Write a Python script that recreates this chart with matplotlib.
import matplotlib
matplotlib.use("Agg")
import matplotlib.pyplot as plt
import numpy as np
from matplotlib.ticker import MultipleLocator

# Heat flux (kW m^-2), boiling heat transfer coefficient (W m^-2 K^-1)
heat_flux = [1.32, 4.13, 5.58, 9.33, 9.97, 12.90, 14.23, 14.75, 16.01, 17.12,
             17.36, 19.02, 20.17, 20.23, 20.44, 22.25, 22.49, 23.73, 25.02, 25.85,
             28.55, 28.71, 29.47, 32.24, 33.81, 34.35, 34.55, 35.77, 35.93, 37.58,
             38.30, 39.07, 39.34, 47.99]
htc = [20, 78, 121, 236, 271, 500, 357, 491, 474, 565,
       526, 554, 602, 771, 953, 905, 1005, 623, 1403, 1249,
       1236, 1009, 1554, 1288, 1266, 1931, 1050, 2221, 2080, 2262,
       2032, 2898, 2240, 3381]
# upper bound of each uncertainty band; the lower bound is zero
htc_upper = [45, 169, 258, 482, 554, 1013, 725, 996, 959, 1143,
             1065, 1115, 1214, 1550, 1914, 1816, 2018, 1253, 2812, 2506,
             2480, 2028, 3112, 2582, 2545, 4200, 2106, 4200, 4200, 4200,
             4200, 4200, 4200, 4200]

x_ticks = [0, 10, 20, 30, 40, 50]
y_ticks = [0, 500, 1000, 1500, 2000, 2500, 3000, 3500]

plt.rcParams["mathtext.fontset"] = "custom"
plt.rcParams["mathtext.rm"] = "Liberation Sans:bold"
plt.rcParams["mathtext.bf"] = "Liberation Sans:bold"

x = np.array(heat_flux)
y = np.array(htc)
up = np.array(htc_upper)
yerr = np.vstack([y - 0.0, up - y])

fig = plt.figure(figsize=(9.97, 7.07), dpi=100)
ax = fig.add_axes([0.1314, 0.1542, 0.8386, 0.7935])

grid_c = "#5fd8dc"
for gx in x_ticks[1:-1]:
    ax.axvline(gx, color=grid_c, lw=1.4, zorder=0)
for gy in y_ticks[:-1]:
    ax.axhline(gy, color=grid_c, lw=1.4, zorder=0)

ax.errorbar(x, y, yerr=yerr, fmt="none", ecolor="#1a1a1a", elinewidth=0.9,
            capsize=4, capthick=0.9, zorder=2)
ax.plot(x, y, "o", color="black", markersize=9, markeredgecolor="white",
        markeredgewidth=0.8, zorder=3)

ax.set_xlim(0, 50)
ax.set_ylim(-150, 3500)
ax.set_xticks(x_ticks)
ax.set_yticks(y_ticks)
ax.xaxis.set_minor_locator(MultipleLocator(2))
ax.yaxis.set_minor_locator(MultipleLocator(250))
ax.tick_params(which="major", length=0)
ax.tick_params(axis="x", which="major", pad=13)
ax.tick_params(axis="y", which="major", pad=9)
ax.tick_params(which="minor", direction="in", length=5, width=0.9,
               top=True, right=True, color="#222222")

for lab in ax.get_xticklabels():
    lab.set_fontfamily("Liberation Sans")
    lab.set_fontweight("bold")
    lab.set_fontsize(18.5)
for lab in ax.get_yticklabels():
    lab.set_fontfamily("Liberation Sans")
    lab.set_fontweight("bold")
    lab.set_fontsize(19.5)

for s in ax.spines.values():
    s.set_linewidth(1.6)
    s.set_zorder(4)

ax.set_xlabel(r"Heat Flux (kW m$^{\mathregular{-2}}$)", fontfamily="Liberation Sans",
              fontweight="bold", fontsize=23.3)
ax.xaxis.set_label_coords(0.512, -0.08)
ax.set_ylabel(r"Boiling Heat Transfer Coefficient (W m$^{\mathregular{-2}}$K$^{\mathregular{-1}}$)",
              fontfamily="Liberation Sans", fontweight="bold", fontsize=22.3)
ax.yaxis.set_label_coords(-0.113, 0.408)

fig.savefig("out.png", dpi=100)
┄┄┄┄┄┄
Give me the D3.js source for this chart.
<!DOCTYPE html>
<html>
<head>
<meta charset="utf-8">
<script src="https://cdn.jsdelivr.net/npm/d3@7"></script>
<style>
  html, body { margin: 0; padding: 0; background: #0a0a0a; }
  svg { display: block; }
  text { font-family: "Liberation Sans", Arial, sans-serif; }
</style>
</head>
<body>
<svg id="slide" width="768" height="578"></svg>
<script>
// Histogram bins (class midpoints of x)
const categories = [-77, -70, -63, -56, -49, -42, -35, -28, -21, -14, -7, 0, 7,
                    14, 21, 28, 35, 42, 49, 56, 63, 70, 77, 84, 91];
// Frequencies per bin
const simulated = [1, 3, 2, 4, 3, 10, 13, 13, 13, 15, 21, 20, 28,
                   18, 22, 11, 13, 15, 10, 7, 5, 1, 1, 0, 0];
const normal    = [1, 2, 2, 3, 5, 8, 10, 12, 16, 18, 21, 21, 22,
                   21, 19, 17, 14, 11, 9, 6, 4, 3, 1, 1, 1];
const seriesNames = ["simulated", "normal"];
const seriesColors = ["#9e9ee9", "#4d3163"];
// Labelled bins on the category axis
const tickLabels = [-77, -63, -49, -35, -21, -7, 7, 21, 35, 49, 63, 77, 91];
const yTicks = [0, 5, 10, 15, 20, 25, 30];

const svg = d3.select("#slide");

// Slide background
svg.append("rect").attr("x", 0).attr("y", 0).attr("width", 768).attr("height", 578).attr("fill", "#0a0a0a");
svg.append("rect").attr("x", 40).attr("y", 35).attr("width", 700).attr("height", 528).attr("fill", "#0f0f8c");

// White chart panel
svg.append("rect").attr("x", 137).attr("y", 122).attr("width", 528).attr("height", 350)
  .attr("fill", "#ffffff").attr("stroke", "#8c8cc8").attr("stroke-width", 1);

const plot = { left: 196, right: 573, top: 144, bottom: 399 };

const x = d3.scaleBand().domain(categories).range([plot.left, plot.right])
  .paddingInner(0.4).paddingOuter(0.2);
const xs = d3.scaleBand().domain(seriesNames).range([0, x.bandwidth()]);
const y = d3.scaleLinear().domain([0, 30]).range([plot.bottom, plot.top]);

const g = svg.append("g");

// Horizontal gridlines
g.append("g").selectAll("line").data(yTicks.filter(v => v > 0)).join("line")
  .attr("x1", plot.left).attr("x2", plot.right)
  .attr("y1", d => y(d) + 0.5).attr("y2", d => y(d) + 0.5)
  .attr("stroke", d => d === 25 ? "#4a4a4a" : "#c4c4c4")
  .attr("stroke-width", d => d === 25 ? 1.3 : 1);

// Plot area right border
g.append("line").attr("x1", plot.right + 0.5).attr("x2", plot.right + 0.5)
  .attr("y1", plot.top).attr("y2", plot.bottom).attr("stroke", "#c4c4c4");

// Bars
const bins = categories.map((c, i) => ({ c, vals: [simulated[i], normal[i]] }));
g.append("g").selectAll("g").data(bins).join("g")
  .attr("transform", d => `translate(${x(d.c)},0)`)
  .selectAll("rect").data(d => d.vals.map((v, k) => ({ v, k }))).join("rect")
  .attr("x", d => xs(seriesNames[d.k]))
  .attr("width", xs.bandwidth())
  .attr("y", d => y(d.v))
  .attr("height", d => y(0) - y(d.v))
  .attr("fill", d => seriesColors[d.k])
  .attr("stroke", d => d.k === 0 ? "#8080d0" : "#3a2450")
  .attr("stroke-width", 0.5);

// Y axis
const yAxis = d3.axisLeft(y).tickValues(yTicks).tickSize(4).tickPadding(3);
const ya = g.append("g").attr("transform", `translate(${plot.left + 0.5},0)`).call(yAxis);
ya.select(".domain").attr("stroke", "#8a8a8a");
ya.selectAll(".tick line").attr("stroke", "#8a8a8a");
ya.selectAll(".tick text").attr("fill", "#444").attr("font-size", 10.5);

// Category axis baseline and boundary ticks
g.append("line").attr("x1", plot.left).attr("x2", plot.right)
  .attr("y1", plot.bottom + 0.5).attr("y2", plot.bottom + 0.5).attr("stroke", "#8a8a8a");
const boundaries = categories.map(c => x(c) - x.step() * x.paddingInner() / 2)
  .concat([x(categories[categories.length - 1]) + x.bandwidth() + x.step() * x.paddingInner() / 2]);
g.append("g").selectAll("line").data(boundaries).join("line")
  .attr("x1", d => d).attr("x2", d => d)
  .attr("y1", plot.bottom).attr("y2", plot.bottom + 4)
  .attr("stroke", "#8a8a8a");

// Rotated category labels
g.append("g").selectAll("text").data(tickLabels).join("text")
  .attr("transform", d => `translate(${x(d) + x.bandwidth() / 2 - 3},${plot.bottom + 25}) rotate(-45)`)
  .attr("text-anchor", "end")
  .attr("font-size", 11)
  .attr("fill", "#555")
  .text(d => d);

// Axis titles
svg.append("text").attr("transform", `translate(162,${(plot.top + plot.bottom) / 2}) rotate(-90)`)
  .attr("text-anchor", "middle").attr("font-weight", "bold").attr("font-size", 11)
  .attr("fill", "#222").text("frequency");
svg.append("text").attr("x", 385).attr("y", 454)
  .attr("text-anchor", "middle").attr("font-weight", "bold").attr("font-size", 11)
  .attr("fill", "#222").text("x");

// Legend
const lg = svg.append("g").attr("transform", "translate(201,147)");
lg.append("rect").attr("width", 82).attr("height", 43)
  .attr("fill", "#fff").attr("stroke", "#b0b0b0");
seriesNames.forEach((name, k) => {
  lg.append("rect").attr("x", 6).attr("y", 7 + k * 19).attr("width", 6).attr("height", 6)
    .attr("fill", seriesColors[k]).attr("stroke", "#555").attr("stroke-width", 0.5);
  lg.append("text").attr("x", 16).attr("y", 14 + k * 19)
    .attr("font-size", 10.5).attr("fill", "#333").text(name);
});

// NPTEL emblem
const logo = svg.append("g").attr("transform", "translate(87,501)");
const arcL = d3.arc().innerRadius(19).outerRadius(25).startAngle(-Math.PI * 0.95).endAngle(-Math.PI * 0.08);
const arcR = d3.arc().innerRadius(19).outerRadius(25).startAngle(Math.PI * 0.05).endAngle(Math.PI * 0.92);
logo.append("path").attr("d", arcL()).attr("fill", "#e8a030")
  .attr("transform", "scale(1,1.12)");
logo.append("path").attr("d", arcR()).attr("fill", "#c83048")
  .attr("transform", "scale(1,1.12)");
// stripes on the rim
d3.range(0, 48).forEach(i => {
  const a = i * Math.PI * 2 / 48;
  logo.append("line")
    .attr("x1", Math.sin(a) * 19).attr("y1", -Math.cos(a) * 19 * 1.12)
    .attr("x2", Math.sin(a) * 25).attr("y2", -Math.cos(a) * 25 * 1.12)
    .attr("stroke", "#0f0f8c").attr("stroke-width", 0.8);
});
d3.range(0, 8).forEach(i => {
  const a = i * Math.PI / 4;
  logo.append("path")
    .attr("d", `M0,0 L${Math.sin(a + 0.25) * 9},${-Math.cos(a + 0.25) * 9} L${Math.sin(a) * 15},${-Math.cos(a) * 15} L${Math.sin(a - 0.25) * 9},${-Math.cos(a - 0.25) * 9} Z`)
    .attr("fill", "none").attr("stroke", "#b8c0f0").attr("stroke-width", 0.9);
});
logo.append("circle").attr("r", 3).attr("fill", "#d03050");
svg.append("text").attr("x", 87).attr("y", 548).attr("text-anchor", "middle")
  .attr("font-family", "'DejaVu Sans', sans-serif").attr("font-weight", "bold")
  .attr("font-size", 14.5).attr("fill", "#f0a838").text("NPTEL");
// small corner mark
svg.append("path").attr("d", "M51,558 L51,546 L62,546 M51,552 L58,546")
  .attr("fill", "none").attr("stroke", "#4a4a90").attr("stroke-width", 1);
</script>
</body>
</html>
┄┄┄┄┄┄
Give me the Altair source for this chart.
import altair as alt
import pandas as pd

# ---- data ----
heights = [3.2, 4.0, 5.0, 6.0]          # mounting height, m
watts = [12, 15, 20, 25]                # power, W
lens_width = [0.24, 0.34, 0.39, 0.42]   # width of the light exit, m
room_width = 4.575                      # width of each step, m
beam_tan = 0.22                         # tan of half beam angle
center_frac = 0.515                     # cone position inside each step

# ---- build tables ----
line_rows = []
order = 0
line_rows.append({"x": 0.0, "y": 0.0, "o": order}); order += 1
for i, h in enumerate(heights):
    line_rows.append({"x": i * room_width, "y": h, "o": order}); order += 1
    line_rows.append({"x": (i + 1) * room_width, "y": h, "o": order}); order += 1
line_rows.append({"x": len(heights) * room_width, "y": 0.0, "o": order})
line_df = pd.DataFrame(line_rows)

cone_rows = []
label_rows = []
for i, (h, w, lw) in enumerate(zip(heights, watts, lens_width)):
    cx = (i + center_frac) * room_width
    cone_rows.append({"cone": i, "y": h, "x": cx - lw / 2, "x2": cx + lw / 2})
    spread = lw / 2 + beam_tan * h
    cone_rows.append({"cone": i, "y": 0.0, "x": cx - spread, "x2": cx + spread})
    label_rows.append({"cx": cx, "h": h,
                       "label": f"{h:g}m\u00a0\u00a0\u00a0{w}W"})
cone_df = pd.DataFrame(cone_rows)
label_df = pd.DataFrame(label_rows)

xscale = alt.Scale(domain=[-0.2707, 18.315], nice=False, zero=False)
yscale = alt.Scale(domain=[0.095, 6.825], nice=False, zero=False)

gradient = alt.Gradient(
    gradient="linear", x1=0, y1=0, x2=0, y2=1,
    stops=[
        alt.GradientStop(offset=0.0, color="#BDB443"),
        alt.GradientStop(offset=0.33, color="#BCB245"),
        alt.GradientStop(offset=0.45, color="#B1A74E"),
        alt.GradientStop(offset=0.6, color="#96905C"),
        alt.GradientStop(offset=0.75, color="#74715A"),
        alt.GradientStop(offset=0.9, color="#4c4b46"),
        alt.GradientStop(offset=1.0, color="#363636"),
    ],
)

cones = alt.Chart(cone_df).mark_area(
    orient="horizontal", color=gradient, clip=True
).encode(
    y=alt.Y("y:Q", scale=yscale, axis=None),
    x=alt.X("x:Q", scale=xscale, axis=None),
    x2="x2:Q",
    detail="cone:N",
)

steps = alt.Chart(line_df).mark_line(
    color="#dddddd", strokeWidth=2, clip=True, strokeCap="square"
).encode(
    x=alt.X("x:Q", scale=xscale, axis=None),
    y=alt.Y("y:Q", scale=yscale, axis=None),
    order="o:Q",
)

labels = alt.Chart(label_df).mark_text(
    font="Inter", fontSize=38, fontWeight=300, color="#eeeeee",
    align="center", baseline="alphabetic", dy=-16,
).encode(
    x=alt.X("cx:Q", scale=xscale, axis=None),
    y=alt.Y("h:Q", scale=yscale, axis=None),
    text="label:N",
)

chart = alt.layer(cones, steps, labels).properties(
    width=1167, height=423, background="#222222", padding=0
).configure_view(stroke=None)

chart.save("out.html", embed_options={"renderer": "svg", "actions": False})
┄┄┄┄┄┄
What you will do:
Proceeding from the line containing "Write a Python" through the line containing "markeredgewidth=0.8, zorder=3)", transcribe the lines above exactly, both end lines included.

Response:
Write a Python script that recreates this chart with matplotlib.
import matplotlib
matplotlib.use("Agg")
import matplotlib.pyplot as plt
import numpy as np
from matplotlib.ticker import MultipleLocator

# Heat flux (kW m^-2), boiling heat transfer coefficient (W m^-2 K^-1)
heat_flux = [1.32, 4.13, 5.58, 9.33, 9.97, 12.90, 14.23, 14.75, 16.01, 17.12,
             17.36, 19.02, 20.17, 20.23, 20.44, 22.25, 22.49, 23.73, 25.02, 25.85,
             28.55, 28.71, 29.47, 32.24, 33.81, 34.35, 34.55, 35.77, 35.93, 37.58,
             38.30, 39.07, 39.34, 47.99]
htc = [20, 78, 121, 236, 271, 500, 357, 491, 474, 565,
       526, 554, 602, 771, 953, 905, 1005, 623, 1403, 1249,
       1236, 1009, 1554, 1288, 1266, 1931, 1050, 2221, 2080, 2262,
       2032, 2898, 2240, 3381]
# upper bound of each uncertainty band; the lower bound is zero
htc_upper = [45, 169, 258, 482, 554, 1013, 725, 996, 959, 1143,
             1065, 1115, 1214, 1550, 1914, 1816, 2018, 1253, 2812, 2506,
             2480, 2028, 3112, 2582, 2545, 4200, 2106, 4200, 4200, 4200,
             4200, 4200, 4200, 4200]

x_ticks = [0, 10, 20, 30, 40, 50]
y_ticks = [0, 500, 1000, 1500, 2000, 2500, 3000, 3500]

plt.rcParams["mathtext.fontset"] = "custom"
plt.rcParams["mathtext.rm"] = "Liberation Sans:bold"
plt.rcParams["mathtext.bf"] = "Liberation Sans:bold"

x = np.array(heat_flux)
y = np.array(htc)
up = np.array(htc_upper)
yerr = np.vstack([y - 0.0, up - y])

fig = plt.figure(figsize=(9.97, 7.07), dpi=100)
ax = fig.add_axes([0.1314, 0.1542, 0.8386, 0.7935])

grid_c = "#5fd8dc"
for gx in x_ticks[1:-1]:
    ax.axvline(gx, color=grid_c, lw=1.4, zorder=0)
for gy in y_ticks[:-1]:
    ax.axhline(gy, color=grid_c, lw=1.4, zorder=0)

ax.errorbar(x, y, yerr=yerr, fmt="none", ecolor="#1a1a1a", elinewidth=0.9,
            capsize=4, capthick=0.9, zorder=2)
ax.plot(x, y, "o", color="black", markersize=9, markeredgecolor="white",
        markeredgewidth=0.8, zorder=3)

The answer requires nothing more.